**What you need to do:** Reproduce the records below in full and without edits, omitting images.

**Data records:**
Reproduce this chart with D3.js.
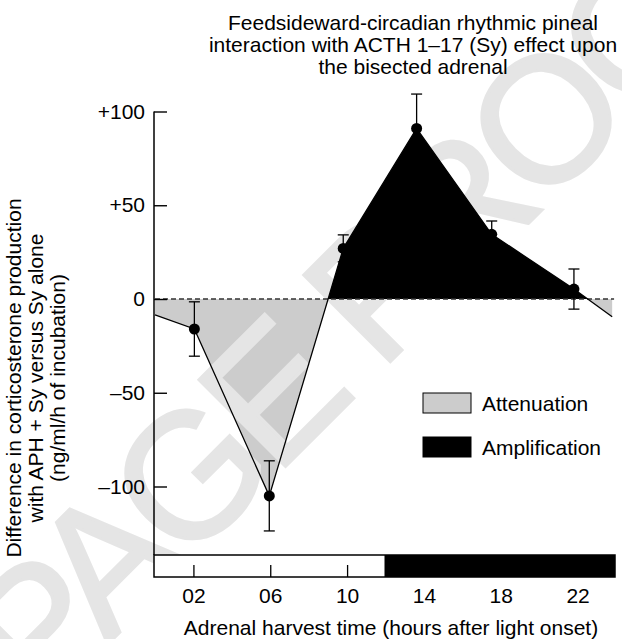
<!DOCTYPE html>
<html>
<head>
<meta charset="utf-8">
<script src="https://cdn.jsdelivr.net/npm/d3@7"></script>
<style>
  body { margin: 0; background: #fff; }
  text { font-family: "Liberation Sans", Arial, Helvetica, sans-serif; }
</style>
</head>
<body>
<script>
// values (hours after light onset, ng/ml/h of incubation)
const harvestHours = [2.05, 5.95, 9.8, 13.62, 17.53, 21.81];
const meanDiff = [-16, -105, 27, 91, 34.5, 5.3];
const semDiff = [14.5, 18.7, 7.2, 18.3, 7.1, 10.7];
// the curve is carried on to both edges of the day
const edgeHours = [0, 23.8];
const edgeDiff = [-8.5, -9.5];

const yTicks = [100, 50, 0, -50, -100];
const xTicks = [2, 6, 10, 14, 18, 22];
const lightPhases = [{from: 0, to: 12, fill: '#fff'}, {from: 12, to: 24, fill: '#000'}];

const titleLines = ['Feedsideward-circadian rhythmic pineal',
  'interaction with ACTH 1\u201317 (Sy) effect upon', 'the bisected adrenal'];
const yLabelLines = ['Difference in corticosterone production',
  'with APH + Sy versus Sy alone', '(ng/ml/h of incubation)'];
const xLabel = 'Adrenal harvest time (hours after light onset)';
const legendItems = [{label: 'Attenuation', fill: '#cccccc'}, {label: 'Amplification', fill: '#000'}];

const W = 622, H = 639;
const fontSize = 21;
const barTop = 555, barBottom = 577;

const svg = d3.select('body').append('svg')
  .attr('width', W).attr('height', H);

const x = d3.scaleLinear().domain([0, 24]).range([155, 616]);
const y = d3.scaleLinear().domain([-100, 100]).range([486.5, 111.5]);

const pts = [{h: edgeHours[0], v: edgeDiff[0]}]
  .concat(harvestHours.map((h, i) => ({h: h, v: meanDiff[i], s: semDiff[i]})))
  .concat([{h: edgeHours[1], v: edgeDiff[1]}]);

// clip areas above / below zero
const defs = svg.append('defs');
defs.append('clipPath').attr('id', 'above')
  .append('rect').attr('x', 0).attr('y', 0).attr('width', W).attr('height', y(0));
defs.append('clipPath').attr('id', 'below')
  .append('rect').attr('x', 0).attr('y', y(0)).attr('width', W).attr('height', barTop - y(0));

const area = d3.area()
  .x((d) => x(d.h))
  .y0(y(0))
  .y1((d) => y(d.v));

svg.append('path').datum(pts)
  .attr('d', area).attr('fill', legendItems[0].fill)
  .attr('clip-path', 'url(#below)');

// watermark (sits over the grey fill, under the black one)
svg.append('text')
  .attr('transform', 'translate(40,712) rotate(-45)')
  .attr('font-size', 178)
  .attr('letter-spacing', -10)
  .attr('fill', '#e5e5e5')
  .attr('stroke', '#e5e5e5').attr('stroke-width', 3)
  .text('PAGE PROOF');

svg.append('path').datum(pts)
  .attr('d', area).attr('fill', legendItems[1].fill)
  .attr('clip-path', 'url(#above)');

// zero line
svg.append('line')
  .attr('x1', x(0)).attr('x2', x(23.9))
  .attr('y1', y(0)).attr('y2', y(0))
  .attr('stroke', '#333').attr('stroke-width', 1.4)
  .attr('stroke-dasharray', '5,3');

svg.append('path').datum(pts)
  .attr('d', d3.line().x((d) => x(d.h)).y((d) => y(d.v)))
  .attr('fill', 'none').attr('stroke', '#000').attr('stroke-width', 1.3);

// error bars
const harvest = pts.filter((d) => d.s !== undefined);
const eb = svg.append('g').attr('stroke', '#000').attr('stroke-width', 1.3);
eb.selectAll('.bar').data(harvest).join('line')
  .attr('x1', (d) => x(d.h)).attr('x2', (d) => x(d.h))
  .attr('y1', (d) => y(d.v - d.s)).attr('y2', (d) => y(d.v + d.s));
eb.selectAll('.capTop').data(harvest).join('line').attr('class', 'capTop')
  .attr('x1', (d) => x(d.h) - 5.5).attr('x2', (d) => x(d.h) + 5.5)
  .attr('y1', (d) => y(d.v + d.s)).attr('y2', (d) => y(d.v + d.s));
eb.selectAll('.capBot').data(harvest).join('line').attr('class', 'capBot')
  .attr('x1', (d) => x(d.h) - 5.5).attr('x2', (d) => x(d.h) + 5.5)
  .attr('y1', (d) => y(d.v - d.s)).attr('y2', (d) => y(d.v - d.s));

svg.append('g').selectAll('circle').data(harvest).join('circle')
  .attr('cx', (d) => x(d.h)).attr('cy', (d) => y(d.v))
  .attr('r', 5.5).attr('fill', '#000');

// y axis
const fmt = (v) => v > 0 ? '+' + v : v < 0 ? '\u2013' + Math.abs(v) : '0';
const yAxis = svg.append('g')
  .attr('transform', `translate(${x(0) - 1},0)`)
  .call(d3.axisLeft(y).tickValues(yTicks).tickSize(-13).tickPadding(9).tickFormat(fmt));
yAxis.select('.domain').remove();
yAxis.selectAll('line').attr('stroke-width', 1.4);
yAxis.selectAll('text').attr('font-size', fontSize).attr('font-family', null).attr('fill', '#000');
yAxis.append('line')
  .attr('x1', 0).attr('x2', 0).attr('y1', y(100)).attr('y2', barTop)
  .attr('stroke', '#000').attr('stroke-width', 1.5);

// light / dark bar
svg.append('g').selectAll('rect').data(lightPhases).join('rect')
  .attr('x', (d) => x(d.from) - 1).attr('width', (d) => x(d.to) - x(d.from))
  .attr('y', barTop).attr('height', barBottom - barTop)
  .attr('fill', (d) => d.fill);

const xAxis = svg.append('g')
  .attr('transform', `translate(0,${barBottom})`)
  .call(d3.axisBottom(x).tickValues(xTicks).tickSize(-12).tickPadding(11).tickFormat(d3.format('02d')));
xAxis.select('.domain').remove();
xAxis.selectAll('line').attr('stroke-width', 1.3);
xAxis.selectAll('text').attr('font-size', fontSize).attr('font-family', null).attr('fill', '#000');

svg.append('rect')
  .attr('x', x(0) - 1).attr('y', barTop)
  .attr('width', x(24) - x(0)).attr('height', barBottom - barTop)
  .attr('fill', 'none').attr('stroke', '#000').attr('stroke-width', 1.5);

// legend
const lg = svg.append('g').selectAll('g').data(legendItems).join('g')
  .attr('transform', (d, i) => `translate(423,${393 + i * 44})`);
lg.append('rect').attr('width', 48).attr('height', 20)
  .attr('fill', (d) => d.fill).attr('stroke', '#000').attr('stroke-width', 1);
lg.append('text').attr('x', 59).attr('y', 18)
  .attr('font-size', fontSize).text((d) => d.label);

// titles and labels
svg.append('g').selectAll('text').data(titleLines).join('text')
  .attr('x', 413).attr('y', (d, i) => 30 + i * 22)
  .attr('text-anchor', 'middle').attr('font-size', fontSize)
  .text((d) => d);

svg.append('g').selectAll('text').data(yLabelLines).join('text')
  .attr('transform', (d, i) => `translate(${21 + i * 22},378) rotate(-90)`)
  .attr('text-anchor', 'middle').attr('font-size', fontSize)
  .text((d) => d);

svg.append('text')
  .attr('x', 391).attr('y', 635)
  .attr('text-anchor', 'middle').attr('font-size', fontSize)
  .text(xLabel);
</script>
</body>
</html>
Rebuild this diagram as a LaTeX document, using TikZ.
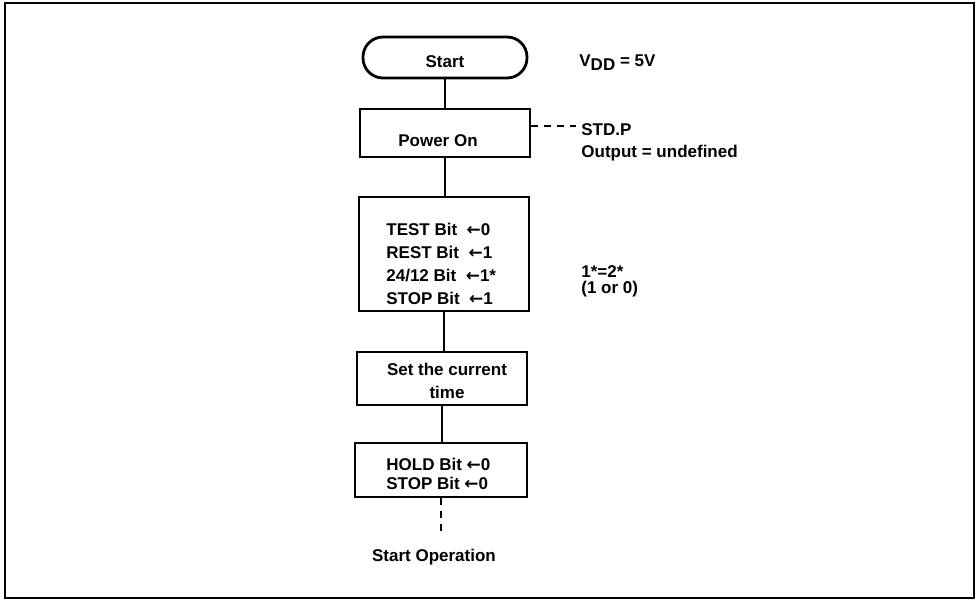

**Full answer:**
Reproduce this chart with D3.js.
<!DOCTYPE html>
<html>
<head>
<meta charset="utf-8">
<script src="https://cdn.jsdelivr.net/npm/d3@7"></script>
<style>
  body { margin: 0; background: #fff; }
  text { font-family: "Liberation Sans", Arial, Helvetica, sans-serif; }
</style>
</head>
<body>
<script>
// values (hours after light onset, ng/ml/h of incubation)
const harvestHours = [2.05, 5.95, 9.8, 13.62, 17.53, 21.81];
const meanDiff = [-16, -105, 27, 91, 34.5, 5.3];
const semDiff = [14.5, 18.7, 7.2, 18.3, 7.1, 10.7];
// the curve is carried on to both edges of the day
const edgeHours = [0, 23.8];
const edgeDiff = [-8.5, -9.5];

const yTicks = [100, 50, 0, -50, -100];
const xTicks = [2, 6, 10, 14, 18, 22];
const lightPhases = [{from: 0, to: 12, fill: '#fff'}, {from: 12, to: 24, fill: '#000'}];

const titleLines = ['Feedsideward-circadian rhythmic pineal',
  'interaction with ACTH 1\u201317 (Sy) effect upon', 'the bisected adrenal'];
const yLabelLines = ['Difference in corticosterone production',
  'with APH + Sy versus Sy alone', '(ng/ml/h of incubation)'];
const xLabel = 'Adrenal harvest time (hours after light onset)';
const legendItems = [{label: 'Attenuation', fill: '#cccccc'}, {label: 'Amplification', fill: '#000'}];

const W = 622, H = 639;
const fontSize = 21;
const barTop = 555, barBottom = 577;

const svg = d3.select('body').append('svg')
  .attr('width', W).attr('height', H);

const x = d3.scaleLinear().domain([0, 24]).range([155, 616]);
const y = d3.scaleLinear().domain([-100, 100]).range([486.5, 111.5]);

const pts = [{h: edgeHours[0], v: edgeDiff[0]}]
  .concat(harvestHours.map((h, i) => ({h: h, v: meanDiff[i], s: semDiff[i]})))
  .concat([{h: edgeHours[1], v: edgeDiff[1]}]);

// clip areas above / below zero
const defs = svg.append('defs');
defs.append('clipPath').attr('id', 'above')
  .append('rect').attr('x', 0).attr('y', 0).attr('width', W).attr('height', y(0));
defs.append('clipPath').attr('id', 'below')
  .append('rect').attr('x', 0).attr('y', y(0)).attr('width', W).attr('height', barTop - y(0));

const area = d3.area()
  .x((d) => x(d.h))
  .y0(y(0))
  .y1((d) => y(d.v));

svg.append('path').datum(pts)
  .attr('d', area).attr('fill', legendItems[0].fill)
  .attr('clip-path', 'url(#below)');

// watermark (sits over the grey fill, under the black one)
svg.append('text')
  .attr('transform', 'translate(40,712) rotate(-45)')
  .attr('font-size', 178)
  .attr('letter-spacing', -10)
  .attr('fill', '#e5e5e5')
  .attr('stroke', '#e5e5e5').attr('stroke-width', 3)
  .text('PAGE PROOF');

svg.append('path').datum(pts)
  .attr('d', area).attr('fill', legendItems[1].fill)
  .attr('clip-path', 'url(#above)');

// zero line
svg.append('line')
  .attr('x1', x(0)).attr('x2', x(23.9))
  .attr('y1', y(0)).attr('y2', y(0))
  .attr('stroke', '#333').attr('stroke-width', 1.4)
  .attr('stroke-dasharray', '5,3');

svg.append('path').datum(pts)
  .attr('d', d3.line().x((d) => x(d.h)).y((d) => y(d.v)))
  .attr('fill', 'none').attr('stroke', '#000').attr('stroke-width', 1.3);

// error bars
const harvest = pts.filter((d) => d.s !== undefined);
const eb = svg.append('g').attr('stroke', '#000').attr('stroke-width', 1.3);
eb.selectAll('.bar').data(harvest).join('line')
  .attr('x1', (d) => x(d.h)).attr('x2', (d) => x(d.h))
  .attr('y1', (d) => y(d.v - d.s)).attr('y2', (d) => y(d.v + d.s));
eb.selectAll('.capTop').data(harvest).join('line').attr('class', 'capTop')
  .attr('x1', (d) => x(d.h) - 5.5).attr('x2', (d) => x(d.h) + 5.5)
  .attr('y1', (d) => y(d.v + d.s)).attr('y2', (d) => y(d.v + d.s));
eb.selectAll('.capBot').data(harvest).join('line').attr('class', 'capBot')
  .attr('x1', (d) => x(d.h) - 5.5).attr('x2', (d) => x(d.h) + 5.5)
  .attr('y1', (d) => y(d.v - d.s)).attr('y2', (d) => y(d.v - d.s));

svg.append('g').selectAll('circle').data(harvest).join('circle')
  .attr('cx', (d) => x(d.h)).attr('cy', (d) => y(d.v))
  .attr('r', 5.5).attr('fill', '#000');

// y axis
const fmt = (v) => v > 0 ? '+' + v : v < 0 ? '\u2013' + Math.abs(v) : '0';
const yAxis = svg.append('g')
  .attr('transform', `translate(${x(0) - 1},0)`)
  .call(d3.axisLeft(y).tickValues(yTicks).tickSize(-13).tickPadding(9).tickFormat(fmt));
yAxis.select('.domain').remove();
yAxis.selectAll('line').attr('stroke-width', 1.4);
yAxis.selectAll('text').attr('font-size', fontSize).attr('font-family', null).attr('fill', '#000');
yAxis.append('line')
  .attr('x1', 0).attr('x2', 0).attr('y1', y(100)).attr('y2', barTop)
  .attr('stroke', '#000').attr('stroke-width', 1.5);

// light / dark bar
svg.append('g').selectAll('rect').data(lightPhases).join('rect')
  .attr('x', (d) => x(d.from) - 1).attr('width', (d) => x(d.to) - x(d.from))
  .attr('y', barTop).attr('height', barBottom - barTop)
  .attr('fill', (d) => d.fill);

const xAxis = svg.append('g')
  .attr('transform', `translate(0,${barBottom})`)
  .call(d3.axisBottom(x).tickValues(xTicks).tickSize(-12).tickPadding(11).tickFormat(d3.format('02d')));
xAxis.select('.domain').remove();
xAxis.selectAll('line').attr('stroke-width', 1.3);
xAxis.selectAll('text').attr('font-size', fontSize).attr('font-family', null).attr('fill', '#000');

svg.append('rect')
  .attr('x', x(0) - 1).attr('y', barTop)
  .attr('width', x(24) - x(0)).attr('height', barBottom - barTop)
  .attr('fill', 'none').attr('stroke', '#000').attr('stroke-width', 1.5);

// legend
const lg = svg.append('g').selectAll('g').data(legendItems).join('g')
  .attr('transform', (d, i) => `translate(423,${393 + i * 44})`);
lg.append('rect').attr('width', 48).attr('height', 20)
  .attr('fill', (d) => d.fill).attr('stroke', '#000').attr('stroke-width', 1);
lg.append('text').attr('x', 59).attr('y', 18)
  .attr('font-size', fontSize).text((d) => d.label);

// titles and labels
svg.append('g').selectAll('text').data(titleLines).join('text')
  .attr('x', 413).attr('y', (d, i) => 30 + i * 22)
  .attr('text-anchor', 'middle').attr('font-size', fontSize)
  .text((d) => d);

svg.append('g').selectAll('text').data(yLabelLines).join('text')
  .attr('transform', (d, i) => `translate(${21 + i * 22},378) rotate(-90)`)
  .attr('text-anchor', 'middle').attr('font-size', fontSize)
  .text((d) => d);

svg.append('text')
  .attr('x', 391).attr('y', 635)
  .attr('text-anchor', 'middle').attr('font-size', fontSize)
  .text(xLabel);
</script>
</body>
</html>
Rebuild this diagram as a LaTeX document, using TikZ.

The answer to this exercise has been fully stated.